Okay, during the video, your assignment is to determine what the noise is and what I am to do to rectify it. Bill and Steve found it after about 30 mins. The UP aux water cars worked great as they were
designed to do. I tried to get some video of them while in motion. Also the video as shown on Youtube is in reverse order as to how I shot it.

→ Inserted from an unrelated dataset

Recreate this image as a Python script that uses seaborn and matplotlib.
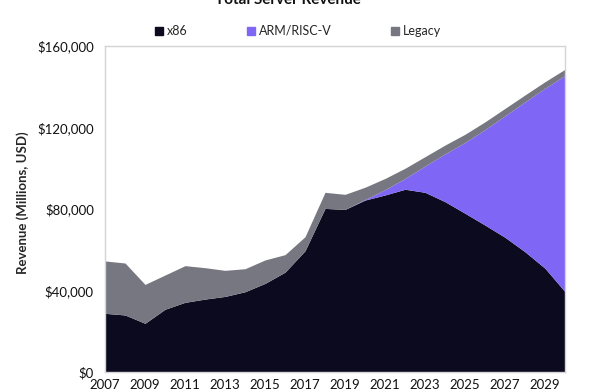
import numpy as np
import pandas as pd
import seaborn as sns
import matplotlib.pyplot as plt
from matplotlib.lines import Line2D
from matplotlib.ticker import FuncFormatter

# 数据：服务器总收入（百万美元）
years = list(range(2007, 2031))
x86 = [28800, 28000, 23900, 30800, 34200, 35800, 37100, 39400, 43500, 49000,
       59500, 80300, 79800, 84400, 86900, 89700, 88200, 83600, 77900, 72100,
       66100, 59000, 50900, 39400]
arm = [0, 0, 0, 0, 0, 0, 0, 0, 0, 0,
       0, 0, 0, 300, 2600, 5300, 12900, 23500, 34800, 46900,
       59700, 73600, 88400, 106200]
legacy = [25700, 25500, 19100, 16800, 18000, 15400, 12800, 11300, 11500, 8600,
          6900, 7900, 7400, 6000, 5500, 5000, 4600, 4300, 4000, 3800,
          3600, 3400, 3200, 3000]
series = ['x86', 'ARM/RISC-V', 'Legacy']
colors = ['#0b0a1f', '#8066f5', '#767780']

df = pd.DataFrame({'year': years, 'x86': x86, 'ARM/RISC-V': arm, 'Legacy': legacy})

sns.set_theme(style='white')
plt.rcParams['font.family'] = ['Lato', 'DejaVu Sans']

fig = plt.figure(figsize=(6, 3.92), dpi=100)
ax = fig.add_axes([0.175, 0.051, 0.7667, 0.8316])

ax.stackplot(df['year'], [df[s] for s in series], colors=colors, linewidth=0)
ax.set_xlim(2007, 2030)
ax.set_ylim(0, 160000)
ax.set_xticks(range(2007, 2030, 2))
ax.set_yticks(range(0, 160001, 40000))
ax.yaxis.set_major_formatter(FuncFormatter(lambda v, p: '${:,.0f}'.format(v)))
ax.tick_params(axis='both', length=0, labelsize=9.5, colors='#111111')
ax.tick_params(axis='x', pad=5)
ax.tick_params(axis='y', pad=8)
for sp in ax.spines.values():
    sp.set_color('#d4d4d4')
    sp.set_linewidth(1)

ax.set_ylabel('Revenue (Millions, USD)', fontsize=9.5, fontweight='bold')
ax.yaxis.set_label_coords(-0.165, 0.52)
fig.text(0.48, 1.0, 'Total Server Revenue', ha='center', va='center',
         fontsize=11, fontweight='bold', color='#111111')

handles = [Line2D([], [], marker='s', linestyle='', markersize=6, color=c) for c in colors]
fig.legend(handles, series, loc='center', bbox_to_anchor=(0.495, 0.921), ncol=3,
           frameon=False, fontsize=9, handletextpad=0.1, columnspacing=4.6,
           handlelength=1.0)

fig.savefig('out.png', dpi=100)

http://youtu.be/kxyewEv1Yw4


BTW. We had no troulble wit the couplers today. I had used the Kadee tester and reworked most of the couplers. We had one that gave us problems and just took it off the track.


----------



## jfrank (Jan 2, 2008)

I thought we decided it was the axle pump that was squeaking? If it is a dry piston, then it is only squeaking on one way stroke and not the other which would seem odd. So I vote for the axle pump.


----------



## GaugeOneLines (Feb 23, 2008)

Looks and sounds like drain cocks open......just look at the steam coming out each side. 
David M-K 
Ottawa


----------



## Charles (Jan 2, 2008)

Posted By GaugeOneLines on 31 Oct 2013 03:49 PM 
Looks and sounds like drain cocks open......just look at the steam coming out each side. 
David M-K 
Ottawa 
DMK

So noted in email to Art...seems to go away when the cocks are closed (or as best that they can be).


----------



## pogsteam (May 23, 2013)

The drain cock linkages are problematic..... Interesting you should say "cocks are closed (or as best they can be)" 
It took me a long time to get them working correctly, partly because the joints in the front drain cock coupler are sited near the pivot of the engines where a lot of stuff is going on. 
Even when closed< a sharpish radius, like you are running on can cause the linkage to snag and open a bit> I have put RC on throttle, blower, reverser (and whistle!), and my solution is to get rid of the long drain cock linkages and put servos close to the front and rear draincocks> Plenty of channels on DX8. 
Glad you are happy with aux tenders 

Mike


----------



## artgibson (Jan 2, 2008)

Posted By GaugeOneLines on 31 Oct 2013 03:49 PM 
Looks and sounds like drain cocks open......just look at the steam coming out each side. 
David M-K 
Ottawa 

As long as no damage being done, I will not do anything. We thought that the drain cocks might m\be stoped up and it was causing the steam to escape from some other part. Thanks for your comments.
She does run nice when you have proper source of battery power to get suction fan to operate the way they should.


----------



## steamtom1 (Jan 2, 2008)

About a year ago we steamed up here in Michigan on a rainy day. Besides the rain, we also had an air temperature of 41 degrees. The combination of cool and damp sure made for some good plumes, as you can see here...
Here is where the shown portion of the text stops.